The Ramones pictured in black-and-white in the '70s, sporting leather jackets and posing in an alley in front of a sign reading "Gabba Gabba Hey."

If you were to visit present-day 53rd Street and Third Avenue in New York City, you’d see a Duane Reade and TD Bank amongst towering corporate buildings, and of course, and a Starbucks.

But back in the 1970s, the intersection was part of The Loop, an area “where young male hustlers [hung] out and older men [cruised] to buy sexual favors.”

The fact that such an explicitly LGBTQ+ cruising spot could exist in Manhattan (and so many avenues away from the neighborhood later known as Hell’s Kitchen, at that) is a testament to a bygone and much seedier New York City.

But it’s this version of the Big Apple that birthed one of punk music’s most influential bands — the Ramones, who paid tribute to the queer spot in their own unique way.

Listen.

The track appeared on the Rock and Roll Hall of Fame inductees’ 1976 self-titled debut album.

Although the LP includes some of the group’s most notable tracks — including “Blitzkrieg Bop” and “I Wanna Be Your Boyfriend” — it was a commercial flop upon release. Nevertheless, the four-piece’s gritty, thrashing vocals and ferociously sharp guitars were revelatory in the punk scene, alongside their controversial lyrics about violence, sex, dark humor, and drug use.

Accordingly, “53rd and 3rd,” penned by bassist Dee Dee Ramone, did not shy away from what really went down at the infamous intersection.

As revealed by the opening verse, the song tells the story of a former “Green Beret in Vietnam” who’s fallen on hard times. With no time for “your fairy stories” — both a reference to fairytales and a homophobic slur — the narrator now finds himself on “53rd and 3rd, standing on the street” and “trying to turn a trick.”

Despite the taboo subject, the Ramones infused a bizarre level of humor into the lyrics, with self-deprecating quips like, “You’re the one they never pick” and the loaded invitation: “If you think you can, well, come on man.”

Still, the song takes a dark turn in the bridge after the narrator is approached. In a near scream, Dee Dee recounts: “Then I took out my razor blade / Then I did what God forbade / Now the cops are after me / But I proved that I’m no sissy.”

OK, so a punk song about gay prostitution ending with a homophobic murder is hardly a queer anthem, though the true inspiration behind “53rd and 3rd” remains somewhat a mystery.

According to an interview reprinted in Dick Porter’s Ramones: The Complete Twisted History, Dee Dee said the song “speaks for itself” and implied it was based upon his own experiences. “Everything I write is autobiographical and written in a very real way, I can’t even write,” he explained at the time.
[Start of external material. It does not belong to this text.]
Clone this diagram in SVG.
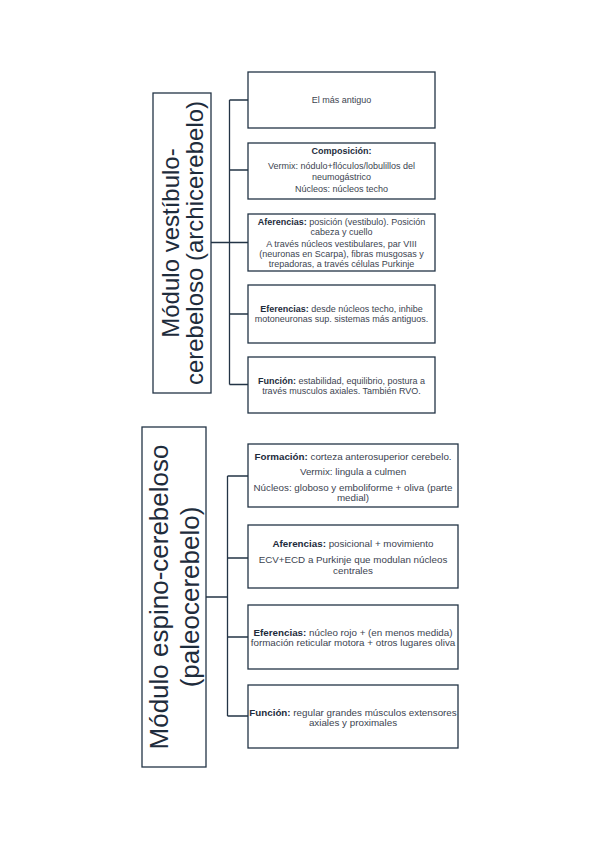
<svg xmlns="http://www.w3.org/2000/svg" width="599" height="848" viewBox="0 0 599 848">
<style>
.box{fill:#fff;stroke:#233446;stroke-width:1.3}
.con{fill:none;stroke:#233446;stroke-width:1.3}
.title{font-family:"Liberation Sans",Arial,sans-serif;fill:#1e2c3c;text-anchor:middle}
.t{font-family:"Liberation Sans",Arial,sans-serif;font-size:9px;fill:#3c4450;text-anchor:middle}
.b{font-family:"Liberation Sans",Arial,sans-serif;font-size:9.8px;fill:#3c4450;text-anchor:middle}
.k{font-weight:bold;fill:#1e2c3c}
</style>
<rect width="599" height="848" fill="#fff"/>
<g id="connectors">
<path class="con" d="M211 242.5H229.5M229.5 100V384.5M229.5 100H248M229.5 170H248M229.5 242.5H248M229.5 314H248M229.5 384.5H248"/>
<path class="con" d="M206 597H227.5M227.5 476V716M227.5 476H248M227.5 558H248M227.5 637H248M227.5 716H248"/>
</g>
<g id="title1">
<rect class="box" x="153" y="93" width="58" height="300"/>
<text class="title" font-size="24" transform="translate(179,243) rotate(-90)">Módulo vestíbulo-</text>
<text class="title" font-size="24" transform="translate(203,243) rotate(-90)">cerebeloso (archicerebelo)</text>
</g>
<g id="n1">
<rect class="box" x="248" y="72" width="187" height="56"/>
<text class="t" x="341.5" y="103">El más antiguo</text>
</g>
<g id="n2">
<rect class="box" x="248" y="143" width="187" height="56"/>
<text class="t k" x="341.5" y="154">Composición:</text>
<text class="t" x="341.5" y="169">Vermix: nódulo+flóculos/lobulillos del</text>
<text class="t" x="341.5" y="180">neumogástrico</text>
<text class="t" x="341.5" y="192">Núcleos: núcleos techo</text>
</g>
<g id="n3">
<rect class="box" x="248" y="214" width="187" height="57"/>
<text class="t" x="341.5" y="225"><tspan class="k">Aferencias:</tspan> posición (vestibulo). Posición</text>
<text class="t" x="341.5" y="235">cabeza y cuello</text>
<text class="t" x="341.5" y="247">A través núcleos vestibulares, par VIII</text>
<text class="t" x="341.5" y="257">(neuronas en Scarpa), fibras musgosas y</text>
<text class="t" x="341.5" y="267">trepadoras, a través células Purkinje</text>
</g>
<g id="n4">
<rect class="box" x="248" y="285" width="187" height="58"/>
<text class="t" x="341.5" y="312"><tspan class="k">Eferencias:</tspan> desde núcleos techo, inhibe</text>
<text class="t" x="341.5" y="322">motoneuronas sup. sistemas más antiguos.</text>
</g>
<g id="n5">
<rect class="box" x="248" y="357" width="187" height="56"/>
<text class="t" x="341.5" y="384"><tspan class="k">Función:</tspan> estabilidad, equilibrio, postura a</text>
<text class="t" x="341.5" y="394">través musculos axiales. También RVO.</text>
</g>
<g id="title2">
<rect class="box" x="142" y="427" width="64" height="340"/>
<text class="title" font-size="26" transform="translate(168,597) rotate(-90)">Módulo espino-cerebeloso</text>
<text class="title" font-size="26" transform="translate(199,597) rotate(-90)">(paleocerebelo)</text>
</g>
<g id="m1">
<rect class="box" x="248" y="444" width="210" height="63"/>
<text class="b" x="353" y="459.5"><tspan class="k">Formación:</tspan> corteza anterosuperior cerebelo.</text>
<text class="b" x="353" y="474.5">Vermix: lingula a culmen</text>
<text class="b" x="353" y="490.5">Núcleos: globoso y emboliforme + oliva (parte</text>
<text class="b" x="353" y="500.5">medial)</text>
</g>
<g id="m2">
<rect class="box" x="248" y="525" width="210" height="63"/>
<text class="b" x="353" y="546.5"><tspan class="k">Aferencias:</tspan> posicional + movimiento</text>
<text class="b" x="353" y="562.5">ECV+ECD a Purkinje que modulan núcleos</text>
<text class="b" x="353" y="573.5">centrales</text>
</g>
<g id="m3">
<rect class="box" x="248" y="605" width="210" height="64"/>
<text class="b" x="353" y="635.5"><tspan class="k">Eferencias:</tspan> núcleo rojo + (en menos medida)</text>
<text class="b" x="353" y="645.5">formación reticular motora + otros lugares oliva</text>
</g>
<g id="m4">
<rect class="box" x="248" y="685" width="210" height="63"/>
<text class="b" x="353" y="715.5"><tspan class="k">Función:</tspan> regular grandes músculos extensores</text>
<text class="b" x="353" y="725.5">axiales y proximales</text>
</g>
</svg>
However, he later doubled back on its authenticity in an interview for End of the Century: The Story of The Ramones, noting, “These rumors, nobody’s giving me a fair chance [with] what is real and what is fantasy … People try to make me out like I was some rough character: I was just the bass player for the Ramones.”

And while his bandmates at times denied its autobiographical nature, the late musician struggled with drug addiction for most of his life and died at 50-years-old from an overdose.

Perhaps the truth is somewhere in between. We may never know if Dee Dee actually frequented the corner to finance his addiction, but it’s rather unlikely that he actually killed someone. And as Johnny Ramone reportedly told an interviewer, “We were so weird. Singing about some guy coming back from Vietnam and becoming a male prostitute and killing people? This is what we thought was normal.”

The track has remained a fixture in the Ramones’ story, due in part to intrigue around its subject matter and its placement on their first album. In 2003, Metallica even covered “53rd and 3rd” for We’re a Happy Family: A Tribute to Ramones.

And despite writing a song with homophobic subtext, the Ramones aren’t remembered — or typically believed to have been — anti-LGBTQ+.

In fact, punk culture — forged by a feeling of being outcasted and a desire to live outside of the norms — has always resonated with the LGBTQ+ community. For that reason alone, the group spoke to a generation of queer people who felt shunned by society.

Andrew Luecke noted in Cool: Style, Sound and Subversion, “the whole punk attitude” largely existed beyond the binaries of sexuality. “[It] rubs up against Andy Warhol and the Velvet Underground too, and they were very much a part of gay culture … so it skirts all those things,” he wrote.

As for 53rd and 3rd itself, a series of police crackdowns in the 1990s targeted The Loop, leading to a cleansing of solicitations and the loss of queer bars like the Rounds, as well.